### Request:
Skip all pictures, then print the remaining material exactly.

### Dataset content:
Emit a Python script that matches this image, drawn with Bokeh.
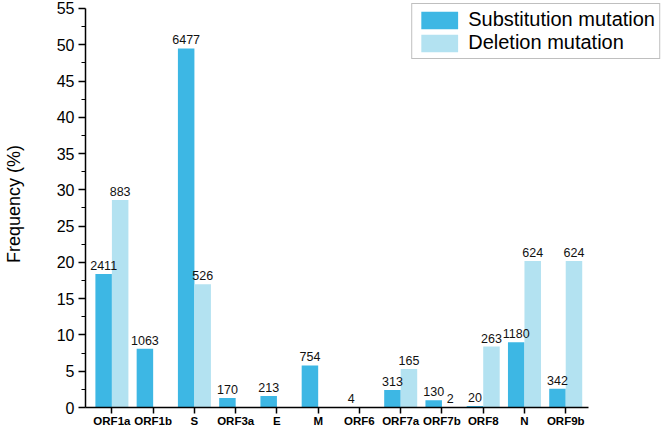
from bokeh.plotting import figure
from bokeh.models import ColumnDataSource, FixedTicker, LabelSet, Legend, LegendItem
from bokeh.transform import dodge
from bokeh.core.properties import value
from bokeh.embed import file_html
from bokeh.resources import INLINE

genes = ["ORF1a", "ORF1b", "S", "ORF3a", "E", "M", "ORF6", "ORF7a", "ORF7b", "ORF8", "N", "ORF9b"]
subst_freq = [18.4, 8.1, 49.5, 1.3, 1.6, 5.8, 0.03, 2.4, 1.0, 0.2, 9.0, 2.6]
subst_count = ["2411", "1063", "6477", "170", "213", "754", "4", "313", "130", "20", "1180", "342"]
del_freq = [28.6, 0.0, 17.0, 0.0, 0.0, 0.0, 0.0, 5.3, 0.03, 8.4, 20.2, 20.2]
del_count = ["883", "", "526", "", "", "", "", "165", "2", "263", "624", "624"]
y_ticks = [0, 5, 10, 15, 20, 25, 30, 35, 40, 45, 50, 55]

SUB_COLOR = "#3DB7E4"
DEL_COLOR = "#B3E2F1"
FONT = "Liberation Sans"

idx = list(range(len(genes)))
src = ColumnDataSource(dict(x=idx, sub=subst_freq, subl=subst_count, dl=del_freq, dll=del_count))

p = figure(width=663, height=429, output_backend="svg", toolbar_location=None,
           x_range=(-0.64, 13.37), y_range=(0, 56.1),
           min_border_left=83, min_border_right=0, min_border_top=0, min_border_bottom=19)
p.outline_line_color = None
p.xgrid.visible = False
p.ygrid.visible = False
p.background_fill_color = "white"

r1 = p.vbar(x=dodge("x", -0.2), top="sub", width=0.4, source=src,
            fill_color=SUB_COLOR, line_color=None)
r2 = p.vbar(x=dodge("x", 0.2), top="dl", width=0.4, source=src,
            fill_color=DEL_COLOR, line_color=None)

for col, lab, off in [("sub", "subl", -0.2), ("dl", "dll", 0.2)]:
    ls = LabelSet(x=dodge("x", off), y=col, text=lab, source=src, text_align="center",
                  text_baseline="alphabetic", y_offset=4, text_font=value(FONT),
                  text_font_size=value("12.5px"), text_color="#111111")
    p.add_layout(ls)

# x axis
xa = p.xaxis[0]
xa.ticker = FixedTicker(ticks=idx)
xa.major_label_overrides = {i: g for i, g in enumerate(genes)}
xa.bounds = (-0.64, 11.55)
xa.axis_line_width = 1.5
xa.major_tick_line_width = 1.5
xa.major_tick_in = 0
xa.major_tick_out = 6
xa.minor_tick_line_color = None
xa.major_label_standoff = 1
xa.major_label_text_font = FONT
xa.major_label_text_font_style = "bold"
xa.major_label_text_font_size = "11.5px"
xa.major_label_text_color = "black"

# y axis
ya = p.yaxis[0]
ya.ticker = FixedTicker(ticks=y_ticks, minor_ticks=[t + 2.5 for t in y_ticks[:-1]])
ya.bounds = (0, 55)
ya.axis_line_width = 1.5
ya.major_tick_line_width = 1.5
ya.minor_tick_line_width = 1.2
ya.major_tick_in = 0
ya.major_tick_out = 7
ya.minor_tick_in = 0
ya.minor_tick_out = 4
ya.major_label_standoff = 4
ya.major_label_text_font = FONT
ya.major_label_text_font_size = "16px"
ya.major_label_text_color = "black"
ya.axis_label = "Frequency (%)"
ya.axis_label_text_font = FONT
ya.axis_label_text_font_size = "18px"
ya.axis_label_text_font_style = "normal"
ya.axis_label_text_color = "black"
ya.axis_label_standoff = 30

legend = Legend(items=[LegendItem(label="Substitution mutation", renderers=[r1]),
                       LegendItem(label="Deletion mutation", renderers=[r2])],
                location="top_right", margin=3, padding=4, spacing=0,
                glyph_width=46, glyph_height=22, label_standoff=6,
                label_text_font=FONT, label_text_font_size="20px",
                label_text_color="black", label_height=22,
                border_line_color="#808080", border_line_width=1.2,
                background_fill_color="white", background_fill_alpha=1)
p.add_layout(legend)

open("out.html", "w").write(file_html(p, INLINE))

### The answer:
Emit a Python script that matches this image, drawn with Bokeh.
from bokeh.plotting import figure
from bokeh.models import ColumnDataSource, FixedTicker, LabelSet, Legend, LegendItem
from bokeh.transform import dodge
from bokeh.core.properties import value
from bokeh.embed import file_html
from bokeh.resources import INLINE

genes = ["ORF1a", "ORF1b", "S", "ORF3a", "E", "M", "ORF6", "ORF7a", "ORF7b", "ORF8", "N", "ORF9b"]
subst_freq = [18.4, 8.1, 49.5, 1.3, 1.6, 5.8, 0.03, 2.4, 1.0, 0.2, 9.0, 2.6]
subst_count = ["2411", "1063", "6477", "170", "213", "754", "4", "313", "130", "20", "1180", "342"]
del_freq = [28.6, 0.0, 17.0, 0.0, 0.0, 0.0, 0.0, 5.3, 0.03, 8.4, 20.2, 20.2]
del_count = ["883", "", "526", "", "", "", "", "165", "2", "263", "624", "624"]
y_ticks = [0, 5, 10, 15, 20, 25, 30, 35, 40, 45, 50, 55]

SUB_COLOR = "#3DB7E4"
DEL_COLOR = "#B3E2F1"
FONT = "Liberation Sans"

idx = list(range(len(genes)))
src = ColumnDataSource(dict(x=idx, sub=subst_freq, subl=subst_count, dl=del_freq, dll=del_count))

p = figure(width=663, height=429, output_backend="svg", toolbar_location=None,
           x_range=(-0.64, 13.37), y_range=(0, 56.1),
           min_border_left=83, min_border_right=0, min_border_top=0, min_border_bottom=19)
p.outline_line_color = None
p.xgrid.visible = False
p.ygrid.visible = False
p.background_fill_color = "white"

r1 = p.vbar(x=dodge("x", -0.2), top="sub", width=0.4, source=src,
            fill_color=SUB_COLOR, line_color=None)
r2 = p.vbar(x=dodge("x", 0.2), top="dl", width=0.4, source=src,
            fill_color=DEL_COLOR, line_color=None)

for col, lab, off in [("sub", "subl", -0.2), ("dl", "dll", 0.2)]:
    ls = LabelSet(x=dodge("x", off), y=col, text=lab, source=src, text_align="center",
                  text_baseline="alphabetic", y_offset=4, text_font=value(FONT),
                  text_font_size=value("12.5px"), text_color="#111111")
    p.add_layout(ls)

# x axis
xa = p.xaxis[0]
xa.ticker = FixedTicker(ticks=idx)
xa.major_label_overrides = {i: g for i, g in enumerate(genes)}
xa.bounds = (-0.64, 11.55)
xa.axis_line_width = 1.5
xa.major_tick_line_width = 1.5
xa.major_tick_in = 0
xa.major_tick_out = 6
xa.minor_tick_line_color = None
xa.major_label_standoff = 1
xa.major_label_text_font = FONT
xa.major_label_text_font_style = "bold"
xa.major_label_text_font_size = "11.5px"
xa.major_label_text_color = "black"

# y axis
ya = p.yaxis[0]
ya.ticker = FixedTicker(ticks=y_ticks, minor_ticks=[t + 2.5 for t in y_ticks[:-1]])
ya.bounds = (0, 55)
ya.axis_line_width = 1.5
ya.major_tick_line_width = 1.5
ya.minor_tick_line_width = 1.2
ya.major_tick_in = 0
ya.major_tick_out = 7
ya.minor_tick_in = 0
ya.minor_tick_out = 4
ya.major_label_standoff = 4
ya.major_label_text_font = FONT
ya.major_label_text_font_size = "16px"
ya.major_label_text_color = "black"
ya.axis_label = "Frequency (%)"
ya.axis_label_text_font = FONT
ya.axis_label_text_font_size = "18px"
ya.axis_label_text_font_style = "normal"
ya.axis_label_text_color = "black"
ya.axis_label_standoff = 30

legend = Legend(items=[LegendItem(label="Substitution mutation", renderers=[r1]),
                       LegendItem(label="Deletion mutation", renderers=[r2])],
                location="top_right", margin=3, padding=4, spacing=0,
                glyph_width=46, glyph_height=22, label_standoff=6,
                label_text_font=FONT, label_text_font_size="20px",
                label_text_color="black", label_height=22,
                border_line_color="#808080", border_line_width=1.2,
                background_fill_color="white", background_fill_alpha=1)
p.add_layout(legend)

open("out.html", "w").write(file_html(p, INLINE))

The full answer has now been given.